In 2024, I encountered one of these straggling individuals just across the North Dakota border in Montana where I was able to sneak within 50 yards of a lone male.

I wrote: “Through binoculars at this range, it appears as if the bird is dancing at my feet, strutting just for me … And, in a sense, it is because the big male, driven by photoperiod and the instinctive need to mate, to help perpetuate this centuries-driven ritual, sadly has the entire dance floor to himself.”

The sage grouse dance floors in southwestern North Dakota are empty, or nearly so, for a number of reasons, including disease and the fragmentation of sagebrush habitat caused by human development. These birds, it’s long been understood, are fundamentally tied to great big areas of predominantly undisturbed sagebrush and grasslands.
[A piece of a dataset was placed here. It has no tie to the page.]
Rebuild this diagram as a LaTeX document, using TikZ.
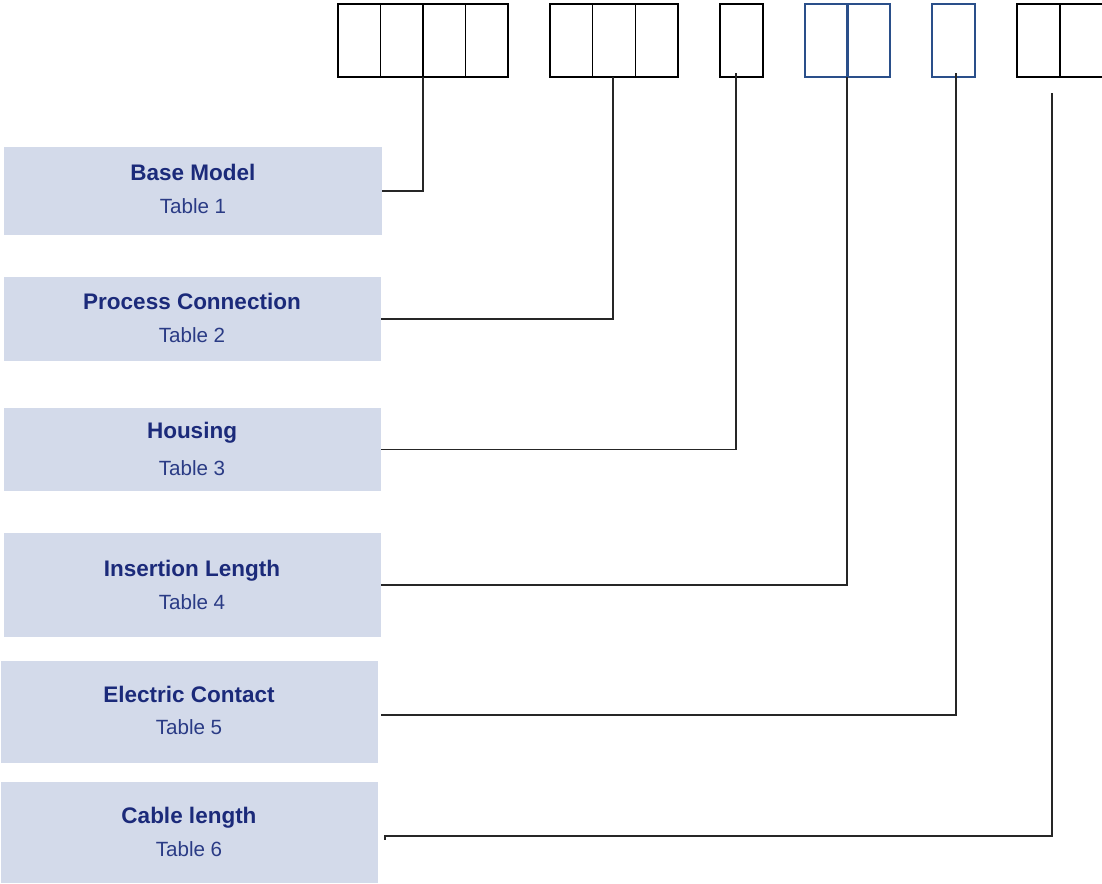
\documentclass[tikz,border=0pt]{standalone}
\usepackage{fontspec}
\setmainfont{Liberation Sans}
\definecolor{labfill}{HTML}{D3DAEA}
\definecolor{ttlcol}{HTML}{1B2A7A}
\definecolor{tblcol}{HTML}{2A3B85}
\definecolor{bluebox}{HTML}{2A4F8A}
\begin{document}
\begin{tikzpicture}[x=1pt,y=-1pt,
  cell/.style={draw=black, line width=1.5pt, minimum height=73pt, inner sep=0pt, outer sep=0pt, anchor=north west},
  bcell/.style={cell, draw=bluebox, line width=2.8pt},
  lab/.style={fill=labfill, draw=none, inner sep=0pt, outer sep=0pt, anchor=north west},
  ttl/.style={text=ttlcol, font=\fontsize{22.5}{25}\selectfont\bfseries, anchor=base, inner sep=0pt},
  tbl/.style={text=tblcol, font=\fontsize{20.6}{23}\selectfont, anchor=base, inner sep=0pt},
  conn/.style={draw=black!85, line width=1.2pt}]
\useasboundingbox (0,0) rectangle (1102,883);
% top code cells
\node[cell, minimum width=42.5pt] (g1a) at (338,4) {};
\node[cell, minimum width=42.5pt] (g1b) at (380.5,4) {};
\node[cell, minimum width=42.5pt] (g1c) at (423,4) {};
\node[cell, minimum width=42.5pt] (g1d) at (465.5,4) {};
\node[cell, minimum width=42.7pt] (g2a) at (550,4) {};
\node[cell, minimum width=42.7pt] (g2b) at (592.7,4) {};
\node[cell, minimum width=42.7pt] (g2c) at (635.4,4) {};
\node[cell, minimum width=43pt] (g3a) at (720,4) {};
\node[bcell, minimum width=42.5pt] (g4a) at (805,4) {};
\node[bcell, minimum width=42.5pt] (g4b) at (847.5,4) {};
\node[bcell, minimum width=43pt] (g5a) at (932,4) {};
\node[cell, minimum width=43pt] (g6a) at (1017,4) {};
\node[cell, minimum width=43pt] (g6b) at (1060,4) {};
% label boxes
\node[lab, minimum width=378pt, minimum height=88pt] (b1) at (4,147) {};
\node[lab, minimum width=377pt, minimum height=84pt] (b2) at (4,277) {};
\node[lab, minimum width=377pt, minimum height=83pt] (b3) at (4,408) {};
\node[lab, minimum width=377pt, minimum height=104pt] (b4) at (4,533) {};
\node[lab, minimum width=377pt, minimum height=102pt] (b5) at (1,661) {};
\node[lab, minimum width=377pt, minimum height=101pt] (b6) at (1,782) {};
% texts
\node[ttl] (t1) at (193,180) {Base Model};
\node[tbl] (n1) at (193,213) {Table 1};
\node[ttl] (t2) at (192,309) {Process Connection};
\node[tbl] (n2) at (192,342) {Table 2};
\node[ttl] (t3) at (192,438) {Housing};
\node[tbl] (n3) at (192,475) {Table 3};
\node[ttl] (t4) at (192,576) {Insertion Length};
\node[tbl] (n4) at (192,609) {Table 4};
\node[ttl] (t5) at (189,702) {Electric Contact};
\node[tbl] (n5) at (189,734) {Table 5};
\node[ttl] (t6) at (189,823) {Cable length};
\node[tbl] (n6) at (189,856) {Table 6};
% connectors
\coordinate (s1) at (423,77);
\coordinate (s2) at (613,77);
\coordinate (s3) at (736,73);
\coordinate (s4) at (847,77);
\coordinate (s5) at (956,73);
\coordinate (s6) at (1052,93);
\coordinate (e6) at (385,836);
\draw[conn] (s1) |- (b1.east);
\draw[conn] (s2) |- (b2.east);
\draw[conn] (s3) |- (b3.east);
\draw[conn] (s4) |- (b4.east);
\draw[conn] (s5) |- ([xshift=3pt,yshift=-3pt]b5.east);
\draw[conn] (s6) |- (e6) -- ++(0,4);
\end{tikzpicture}
\end{document}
Because so little of this habitat exists today, Kolar isn’t holding his breath for this iconic bird.

“Instead of holding on to false hope for sage grouse ever coming back, it’d be more practical to focus on the same pattern — lower peaks and deeper troughs — that is currently occurring for our more widespread, grassland-dependent species like sharp-tailed grouse, pronghorn, and nongame species like chestnut-collared longspurs and Western meadowlarks … We should protect what we have left for those species,” Kolar said.